08/12/2022, 05:51 PM
(08/12/2022, 05:38 PM)bo198214 Wrote: So what is \(\alpha^{-1}\{f\}(z)\) what is this braces notation?James did many great works, yeah
What is the Abelian property?
Forgive me. Abelian means commutive, as s and t do in \(f^s\circ f^t=f^{s+t}\)
(08/12/2022, 05:21 PM)Leo.W Wrote: If it's continuous then it has to be a constant... so no solution if allowing the superfunction to be invertible
Yeah that was the thing with JmsNxn's superfunction at eta minor: It was not invertible, rather close to periodic.
but about this problem Idk if anyone can build up such superfunctions?

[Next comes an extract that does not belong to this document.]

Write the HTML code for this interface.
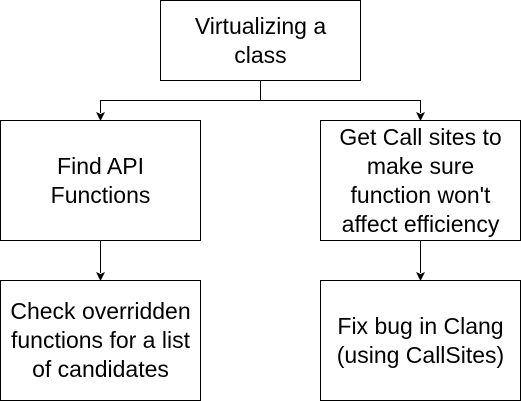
<!DOCTYPE html>
<html><head><style>
html,body{margin:0;padding:0;background:#fff;width:521px;height:401px;overflow:hidden}
.b{position:absolute;box-sizing:border-box;border:1px solid #000;background:#fff;display:flex;align-items:center;justify-content:center;text-align:center;font-family:"Liberation Sans",sans-serif;font-size:23px;line-height:29px;color:#000}
</style></head><body>
<svg width="521" height="401" style="position:absolute;left:0;top:0">
<g stroke="#000" stroke-width="1" fill="none">
<path d="M260.5 80 V100.5 H100.5 V113 M260.5 100.5 H420.5 V113"/>
<path d="M100.5 240 V273 M420.5 240 V273"/>
</g>
<g fill="#000">
<path d="M96 112 L100.5 121 L105 112 L100.5 114Z"/>
<path d="M416 112 L420.5 121 L425 112 L420.5 114Z"/>
<path d="M96 272 L100.5 281 L105 272 L100.5 274Z"/>
<path d="M416 272 L420.5 281 L425 272 L420.5 274Z"/>
</g>
</svg>
<div class="b" style="left:160px;top:0;width:201px;height:81px">Virtualizing a<br>class</div>
<div class="b" style="left:0;top:120px;width:201px;height:121px">Find API<br>Functions</div>
<div class="b" style="left:320px;top:120px;width:201px;height:121px">Get Call sites to<br>make sure<br>function won't<br>affect efficiency</div>
<div class="b" style="left:0;top:280px;width:201px;height:121px">Check overridden<br>functions for a list<br>of candidates</div>
<div class="b" style="left:320px;top:280px;width:201px;height:121px">Fix bug in Clang<br>(using CallSites)</div>
</body></html>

The eta minor case, a little similar to the kneser's tetration, they won't map \(\mathbb{R}\) to \(\mathbb{R}\) but a sub-domain of real axis. And the fixed point's multiplier were positive, not negative as ours.
It's also, not compatible and comparable to our \(f(z)=\frac{1}{1+z}\) (should take infinity into account though)
you can firstly try to build a \(f^{\frac{1}{2}}\) as an attempt, this would fail by previous analysis. It's equivalent to build a square root of -2.618.